After securing licenses, keep thorough documentation to prove compliance. Store contracts, license IDs, and correspondence with rights holders in a protected repository. Maintain a log of usage—track title, artist, license type, platform, and dates of publication. Should your project involve collaboration with third-party editors or freelancers, ensure they sign indemnification or assignment clauses so you retain rights clearances. If you anticipate reuse of the same music in multiple videos, document the exact terms for each instance, including remixes or edits. This discipline simplifies renewals, reduces legal risk, and helps you scale your content library without re-negotiation from scratch.
In addition to formal licenses, consider alternative routes that maintain integrity while controlling costs. Some creators use public domain or appropriately licensed royalty-free tracks for routine demos, provided terms are carefully checked. Others license music under blanket agreements covering a broad catalog with a predictable annual fee. These approaches can be attractive for high-volume channels, training programs, and product catalogs. Always verify that a royalty-free label truly means zero-per-use fees in your country and for your distribution channels. If you plan to monetize, confirm how revenue sharing or performance royalties may apply.
Start by compiling a list of potential tracks aligned with your brand voice and the tutorial’s tone. Contact rights holders or agencies with a concise usage brief, including platform targets, geographic reach, and duration. Request quotes and compare terms, paying particular attention to whether the license is exclusive or non-exclusive, and whether it covers future updates. If negotiation stalls, propose alternatives such as lesser-known artists or stems-only usage, which can lower costs while preserving impact. Build a simple internal approval workflow so producers, editors, and legal teams can approve music choices quickly and consistently across all projects.

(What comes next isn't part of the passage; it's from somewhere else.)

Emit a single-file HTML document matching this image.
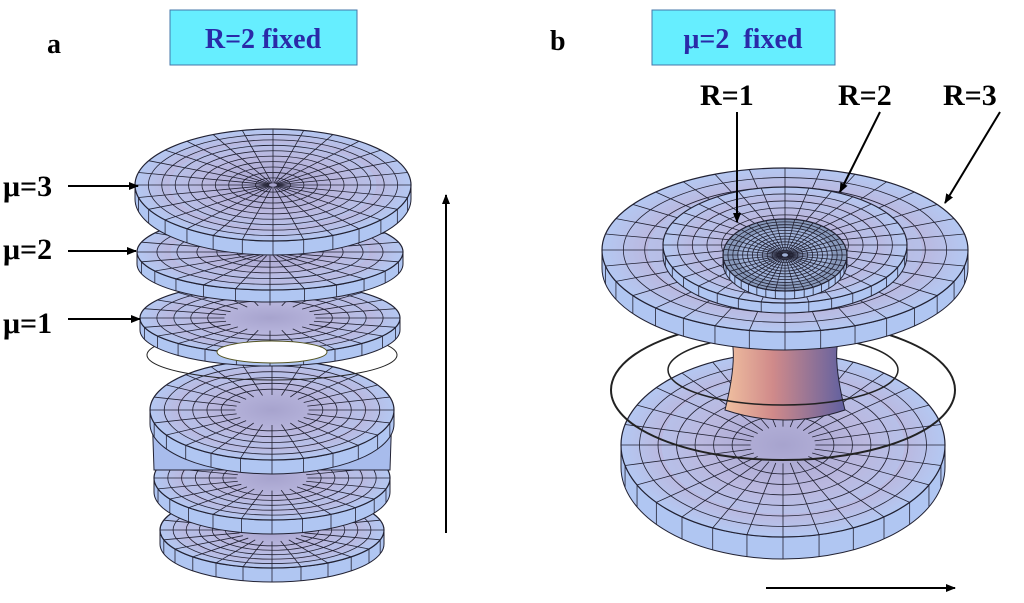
<!DOCTYPE html>
<html><head><meta charset="utf-8"><style>
html,body{margin:0;padding:0;background:#fff;width:1024px;height:603px;overflow:hidden}
svg{position:absolute;left:0;top:0}
</style></head><body>
<svg id="s" width="1024" height="603" viewBox="0 0 1024 603" xmlns="http://www.w3.org/2000/svg">
<defs>
<radialGradient id="bowl" cx="0.5" cy="0.5" r="0.5">
<stop offset="0" stop-color="#9a7faa"/><stop offset="0.5" stop-color="#c0a8cc"/><stop offset="1" stop-color="#b4c8f2"/></radialGradient>
<linearGradient id="neck" x1="0" x2="1"><stop offset="0" stop-color="#f0c0a0"/><stop offset="0.4" stop-color="#d08a8a"/><stop offset="1" stop-color="#6060a0"/></linearGradient>
<marker id="ah" markerWidth="10" markerHeight="8" refX="9" refY="4" orient="auto" markerUnits="userSpaceOnUse"><path d="M0,0 L10,4 L0,8 z" fill="#000"/></marker>
</defs>
<g id="g"></g>
<rect x="170" y="10" width="187" height="55" fill="#66eeff" stroke="#4477aa" stroke-width="1"/>
<text x="263" y="48" text-anchor="middle" font-family="Liberation Serif, serif" font-weight="bold" font-size="28" fill="#2a2aa8">R=2 fixed</text>
<rect x="652" y="10" width="183" height="55" fill="#66eeff" stroke="#4477aa" stroke-width="1"/>
<text x="743" y="48" text-anchor="middle" font-family="Liberation Serif, serif" font-weight="bold" font-size="28" fill="#2a2aa8" xml:space="preserve">μ=2  fixed</text>
<text x="47" y="53" font-family="Liberation Serif, serif" font-weight="bold" font-size="28">a</text>
<text x="550" y="50" font-family="Liberation Serif, serif" font-weight="bold" font-size="28">b</text>
<g font-family="Liberation Serif, serif" font-weight="bold" font-size="30">
<text x="3" y="196">μ=3</text><text x="3" y="259">μ=2</text><text x="3" y="333">μ=1</text>
<text x="700" y="105">R=1</text><text x="838" y="105">R=2</text><text x="943" y="105">R=3</text>
</g>
<g stroke="#000" stroke-width="2" marker-end="url(#ah)" fill="none">
<line x1="68" y1="186" x2="138" y2="186"/>
<line x1="68" y1="251" x2="136" y2="251"/>
<line x1="68" y1="319" x2="140" y2="319"/>
<line x1="446" y1="533" x2="446" y2="195"/>
<line x1="766" y1="588" x2="955" y2="588"/>
<line x1="737" y1="112" x2="737" y2="222"/>
<line x1="880" y1="112" x2="840" y2="192"/>
<line x1="1000" y1="112" x2="945" y2="203"/>
</g>
</svg>
<script>
var g=document.getElementById('g'),NS='http://www.w3.org/2000/svg';
function el(t,a){var e=document.createElementNS(NS,t);for(var k in a)e.setAttribute(k,a[k]);g.appendChild(e);return e;}
function disc(cx,cy,rx,ry,rim,inner,rings,rad,fill){
 el('path',{d:'M'+(cx-rx)+','+cy+' A'+rx+','+ry+' 0 0 0 '+(cx+rx)+','+cy+' L'+(cx+rx)+','+(cy+rim)+' A'+rx+','+ry+' 0 0 1 '+(cx-rx)+','+(cy+rim)+' Z',fill:'#b0c6f2',stroke:'#223',"stroke-width":1});
 for(var i=0;i<=rad;i++){var a=Math.PI*i/rad;var x=cx-rx*Math.cos(a),y=cy+ry*Math.sin(a);el('line',{x1:x,y1:y,x2:x,y2:y+rim,stroke:'#223',"stroke-width":0.8});}
 el('ellipse',{cx:cx,cy:cy,rx:rx,ry:ry,fill:fill||'url(#bowl)',stroke:'#223',"stroke-width":1.2});
 el('ellipse',{cx:cx,cy:cy,rx:rx*0.75,ry:ry*0.75,fill:'#b4c8f2',opacity:0.5});
 for(var r=1;r<rings;r++){var f=inner+(1-inner)*r/rings;el('ellipse',{cx:cx,cy:cy,rx:rx*f,ry:ry*f,fill:'none',stroke:'#223',"stroke-width":0.8});}
 for(var i=0;i<rad*2;i++){var a=Math.PI*i/rad;el('line',{x1:cx+rx*inner*Math.cos(a),y1:cy+ry*inner*Math.sin(a),x2:cx+rx*Math.cos(a),y2:cy+ry*Math.sin(a),stroke:'#223',"stroke-width":0.8});}
}
// left stack
disc(272,530,112,38,14,0.3,6,12);
disc(272,478,118,42,14,0.3,6,12);
el('path',{d:'M152,410 L392,410 L390,470 L154,470 Z',fill:'#a8bcec',stroke:'#223',"stroke-width":1});
disc(272,410,122,50,14,0.3,6,12);
el('ellipse',{cx:272,cy:355,rx:125,ry:25,fill:'none',stroke:'#222',"stroke-width":1});
el('rect',{x:215,y:330,width:115,height:30,fill:'url(#neck)'});
disc(270,318,130,36,12,0.35,5,12);
el('ellipse',{cx:272,cy:352,rx:55,ry:11,fill:'#fff',stroke:'#552',"stroke-width":1});
disc(270,252,133,38,12,0.1,6,12);
disc(273,185,138,56,14,0.03,10,14);
// right
disc(783,445,162,92,22,0.2,7,14);
el('path',{d:'M728,330 Q740,350 725,410 Q785,430 845,410 Q830,350 842,330 Z',fill:'url(#neck)',stroke:'#223',"stroke-width":1});
el('ellipse',{cx:783,cy:390,rx:172,ry:70,fill:'none',stroke:'#222',"stroke-width":2});
el('ellipse',{cx:783,cy:370,rx:115,ry:35,fill:'none',stroke:'#222',"stroke-width":1.5});
disc(785,250,183,82,18,0.3,6,16);
disc(785,245,122,58,10,0.4,5,16);
disc(785,255,62,36,8,0.05,12,20,'#8899bb');
</script>
</body></html>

Finally, integrate music licensing into your standard project templates. Include a rights checklist in your pre-production documents, and ensure the legal review stage evaluates every track chosen for a given video. Use clear messaging for the audience about consent and attribution, when required. Consider setting aside a modest budget for occasional license renewals or new licenses as your product line grows. By treating music permissions as a core component of production, you protect your brand, respect creators, and maintain a sustainable path to scalable, compliant content across demonstrations, tutorials, and how-to guides for commercial use.